After experiencing what many would deem as the 'high' times, it has now come to light that marijuana use among Colorado high school students appears to be on the decline. As one of the first place in the world to legalize recreational cannabis, Colorado is now closely watched by opponents and opponents alike.

A recent press release distributed by the Colorado Department of Public Health and Environment reads: „According to preliminary data from the state's biennial Healthy Kids Colorado Survey, in 2013 - the first full year the drug was legal for adults 21 and older - 20 percent of high school students admitted using pot in the preceding month and 37 percent said they had at some point in their lives.“

In the same survey from 2011 it was reveled that '22 percent of high school students used the drug in the past month and 39 percent had ever sampled it'. Couple this with the data stretching back to 2009 where '25 percent of high school students said they used pot in the past month and 45 percent said they had ever done so' then as you can see a downwards trend starts to emerge. In fact, this decline in teen usage rates flies in the face of trends nationwide which only see those teen use increase. Again, it seems prohibition is achieving the exact opposite of what it hopes to achieve.

However, at this stage it's too early to tell for sure whether this „year-to-year decline represents a statistically significant change“ - it has however, sparked a heated debate; igniting advocates on both sides of the table. Supporters of marijuana legalization argue that underage use will shrink as states impose stricter cannabis controls.
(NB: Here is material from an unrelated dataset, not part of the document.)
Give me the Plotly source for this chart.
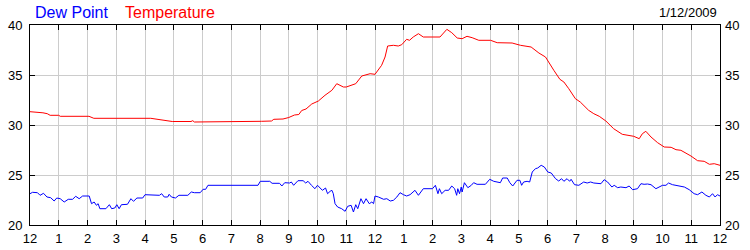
import plotly.graph_objects as go

# Hours since midnight (0..24) and readings (deg F)
temp_hours = [0.00, 0.25, 0.45, 0.60, 0.70, 1.00, 1.05, 2.05, 2.22, 4.20, 4.35, 4.50, 4.62, 4.80, 4.95,
              5.60, 5.66, 5.72, 8.00, 8.05, 8.40, 8.48, 8.80, 9.00, 9.20, 9.35, 9.45, 9.60, 9.80,
              10.03, 10.26, 10.50, 10.67, 10.90, 11.00, 11.19, 11.33, 11.54, 11.83, 12.00, 12.23,
              12.35, 12.44, 12.64, 12.81, 12.93, 13.10, 13.20, 13.33, 13.51, 13.68, 14.26, 14.50,
              14.67, 14.86, 15.03, 15.20, 15.38, 15.61, 16.02, 16.25, 16.77, 17.06, 17.43, 17.70,
              17.93, 18.05, 18.22, 18.43, 18.57, 18.74, 18.97, 19.14, 19.43, 19.61, 19.80, 20.03,
              20.20, 20.30, 20.60, 20.84, 21.00, 21.19, 21.30, 21.42, 21.60, 21.83, 22.06, 22.30,
              22.47, 22.64, 22.81, 22.99, 23.22, 23.45, 23.63, 23.80, 24.00]
temperature = [31.33, 31.30, 31.22, 31.13, 30.97, 30.97, 30.87, 30.87, 30.67, 30.67, 30.60, 30.57, 30.45,
               30.42, 30.35, 30.35, 30.43, 30.30, 30.30, 30.37, 30.40, 30.57, 30.60, 30.75, 31.00, 31.05,
               31.45, 31.60, 32.10, 32.40, 32.97, 33.47, 34.13, 33.80, 33.80, 34.03, 34.13, 34.90, 35.13,
               35.07, 35.97, 36.80, 37.90, 37.97, 37.90, 38.03, 38.57, 38.47, 38.80, 39.13, 38.80, 38.80,
               39.57, 39.23, 38.70, 38.63, 38.87, 38.73, 38.47, 38.47, 38.23, 38.20, 37.97, 37.80, 37.20,
               36.80, 36.30, 35.47, 34.57, 34.30, 33.63, 32.63, 32.30, 31.47, 31.13, 30.87, 30.40, 29.97,
               29.63, 29.07, 28.97, 28.87, 28.63, 29.13, 29.37, 28.80, 28.23, 27.80, 27.77, 27.53, 27.47,
               27.20, 26.90, 26.43, 26.37, 26.07, 26.13, 25.97]

dew_hours = [0.00, 0.09, 0.26, 0.35, 0.47, 0.59, 0.72, 0.84, 0.93, 1.05, 1.19, 1.33, 1.48, 1.59, 1.71,
             1.83, 2.06, 2.14, 2.23, 2.31, 2.37, 2.43, 2.64, 2.76, 2.84, 2.95, 3.02, 3.10, 3.18, 3.39,
             3.51, 3.60, 3.72, 3.92, 4.00, 4.26, 4.32, 4.50, 4.58, 4.67, 4.79, 4.84, 4.92, 5.06, 5.18,
             5.49, 5.61, 5.72, 5.92, 6.02, 6.11, 6.19, 7.93, 8.01, 8.34, 8.42, 8.68, 8.76, 8.86, 9.03,
             9.09, 9.17, 9.32, 9.50, 9.59, 9.67, 9.79, 9.91, 10.00, 10.09, 10.17, 10.28, 10.35, 10.44,
             10.50, 10.55, 10.61, 10.70, 10.84, 10.96, 11.05, 11.17, 11.25, 11.33, 11.40, 11.51, 11.60,
             11.69, 11.80, 11.89, 11.95, 12.00, 12.12, 12.30, 12.41, 12.53, 12.64, 12.76, 12.87, 12.99,
             13.10, 13.22, 13.39, 13.51, 13.68, 14.00, 14.10, 14.19, 14.24, 14.32, 14.44, 14.56, 14.67,
             14.77, 14.84, 14.88, 14.94, 15.00, 15.03, 15.11, 15.23, 15.35, 15.43, 15.55, 15.84, 15.99,
             16.13, 16.36, 16.44, 16.60, 16.69, 16.79, 16.94, 17.04, 17.10, 17.17, 17.29, 17.38, 17.47,
             17.58, 17.66, 17.78, 17.89, 18.01, 18.13, 18.28, 18.39, 18.49, 18.57, 18.68, 18.77, 18.82,
             18.94, 19.09, 19.26, 19.38, 19.50, 19.61, 19.86, 19.97, 20.09, 20.24, 20.32, 20.44, 20.55,
             20.73, 20.84, 20.96, 21.13, 21.25, 21.36, 21.48, 21.60, 21.77, 21.89, 22.00, 22.12, 22.21,
             22.35, 22.58, 22.76, 22.93, 23.10, 23.22, 23.37, 23.51, 23.63, 23.74, 23.83, 23.91, 24.00]
dew_point = [23.13, 23.27, 23.23, 22.97, 23.17, 22.80, 22.73, 22.40, 22.70, 22.63, 22.30, 22.57, 22.57,
             22.87, 22.63, 22.90, 22.90, 22.13, 22.30, 21.97, 22.13, 21.63, 21.63, 22.03, 21.63, 21.70,
             22.03, 21.63, 22.03, 22.07, 22.63, 22.37, 22.70, 22.70, 23.03, 23.03, 22.97, 22.97, 23.13,
             22.80, 22.80, 23.07, 22.80, 22.70, 22.97, 22.97, 23.30, 23.23, 23.23, 23.57, 23.57, 23.97,
             23.97, 24.37, 24.37, 24.17, 24.17, 23.90, 24.23, 24.20, 24.30, 23.97, 24.43, 24.43, 24.20,
             24.37, 23.97, 23.63, 23.97, 23.73, 23.47, 23.70, 23.13, 23.37, 23.47, 23.13, 22.13, 21.80,
             21.63, 21.37, 21.87, 21.97, 21.30, 22.03, 21.63, 22.63, 22.13, 22.63, 22.13, 22.30, 22.13,
             22.90, 22.80, 22.57, 22.63, 22.40, 22.47, 22.80, 23.23, 23.03, 22.90, 23.03, 23.47, 22.97,
             23.63, 23.63, 23.97, 23.13, 23.63, 23.13, 23.47, 23.47, 23.90, 23.63, 22.97, 23.63, 23.13,
             23.80, 23.30, 24.23, 23.73, 23.97, 24.23, 24.07, 24.07, 24.57, 24.37, 24.23, 24.70, 24.70,
             24.23, 23.90, 24.47, 24.47, 23.97, 24.30, 24.37, 24.30, 25.30, 25.63, 25.70, 25.97, 25.80,
             25.30, 25.20, 24.63, 24.40, 24.63, 24.37, 24.63, 24.37, 24.57, 24.03, 23.97, 24.30, 24.20,
             24.30, 24.20, 24.13, 24.53, 24.30, 23.80, 23.97, 23.73, 23.80, 23.73, 23.90, 23.53, 23.63,
             24.13, 24.07, 24.10, 24.03, 23.63, 23.77, 23.97, 23.97, 24.20, 24.03, 23.87, 23.80, 23.53,
             23.13, 23.03, 23.30, 22.97, 22.80, 23.13, 22.80, 23.03, 22.90]

tick_hours = list(range(25))
tick_labels = ["12", "1", "2", "3", "4", "5", "6", "7", "8", "9", "10", "11",
               "12", "1", "2", "3", "4", "5", "6", "7", "8", "9", "10", "11", "12"]
y_ticks = [20, 25, 30, 35, 40]
date_label = "1/12/2009"
series_names = ["Dew Point", "Temperature"]
series_colors = ["#0000ff", "#ff0000"]

FONT = "Liberation Sans, Arial, sans-serif"
ML, MR, MT, MB = 30, 30, 25, 25
W, H = 750, 250

fig = go.Figure()
fig.add_trace(go.Scatter(x=dew_hours, y=dew_point, mode="lines", name=series_names[0],
                         line=dict(color=series_colors[0], width=1), showlegend=False))
fig.add_trace(go.Scatter(x=temp_hours, y=temperature, mode="lines", name=series_names[1],
                         line=dict(color=series_colors[1], width=1), showlegend=False))
# invisible trace to anchor right axis
fig.add_trace(go.Scatter(x=[0], y=[30], yaxis="y2", mode="markers",
                         marker=dict(opacity=0), showlegend=False, hoverinfo="skip"))

fig.update_layout(
    width=W, height=H,
    margin=dict(l=ML, r=MR, t=MT, b=MB, autoexpand=False),
    paper_bgcolor="white", plot_bgcolor="white",
    font=dict(family=FONT, size=13, color="#000000"),
    xaxis=dict(range=[0, 24], tickmode="array", tickvals=tick_hours, ticktext=tick_labels,
               showgrid=True, gridcolor="#cccccc", gridwidth=1, automargin=False,
               showline=True, linecolor="black", linewidth=1, mirror="ticks",
               ticks="inside", ticklen=5, tickcolor="black", tickwidth=1,
               zeroline=False, ticklabelstandoff=1),
    yaxis=dict(range=[20, 40], tickmode="array", tickvals=y_ticks, automargin=False,
               showgrid=True, gridcolor="#cccccc", gridwidth=1,
               showline=True, linecolor="black", linewidth=1, mirror="ticks",
               ticks="inside", ticklen=5, tickcolor="black", tickwidth=1,
               zeroline=False, ticklabelstandoff=4),
    yaxis2=dict(range=[20, 40], tickmode="array", tickvals=y_ticks, overlaying="y", side="right",
                automargin=False, showgrid=False, showline=False, ticks="", zeroline=False,
                ticklabelstandoff=4),
    annotations=[
        dict(text=series_names[0], x=33, y=12, xref="paper", yref="paper", showarrow=False,
             font=dict(size=16, color=series_colors[0], family=FONT), xanchor="left", yanchor="middle"),
        dict(text=series_names[1], x=123, y=12, xref="paper", yref="paper", showarrow=False,
             font=dict(size=16, color=series_colors[1], family=FONT), xanchor="left", yanchor="middle"),
        dict(text=date_label, x=719, y=12, xref="paper", yref="paper", showarrow=False,
             font=dict(size=13, color="#000000", family=FONT), xanchor="right", yanchor="middle"),
    ],
)

# convert pixel positions of header annotations to paper coords
plot_w = W - ML - MR
plot_h = H - MT - MB
for a in fig.layout.annotations:
    a.x = (a.x - ML) / plot_w
    a.y = (H - MB - a.y) / plot_h

fig.write_html("out.html")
Marijuana Policy Project Communication Director Mason Tvert was quick to show his support in favor of the recent statistics, saying "once again, claims that regulating marijuana would leave Colorado in ruins have proven to be unfounded." Mr Tvert was then later quoted as saying "how many times do marijuana prohibition supporters need to be proven wrong before they stop declaring our marijuana laws are increasing teen use?

"The drop in teen use reflects the fact that state and local authorities have far more control over marijuana than ever before.”

Opponents of both Mr Tvert were quick to respond with their own 'gusto' (for lack of a better word) - fearing that a decline in perceptions over the harm associated with the drug would invariably lead to an upsurge in teen use. Kevin Sabet, co-founder of the anti-legalisation group „Smart Approaches to Marijuana“ was keen to reiterate this point, but also debunk the credibility of the stats saying "No statistician would interpret that as being a decline.“ Mr Sabet accused legalization advocates were out to "confuse'' the public with the numbers and "spinning them as a drop in teen use" which Mr Sabet strongly believed were not.

The fight goes on, but clearly the numbers have picked a side.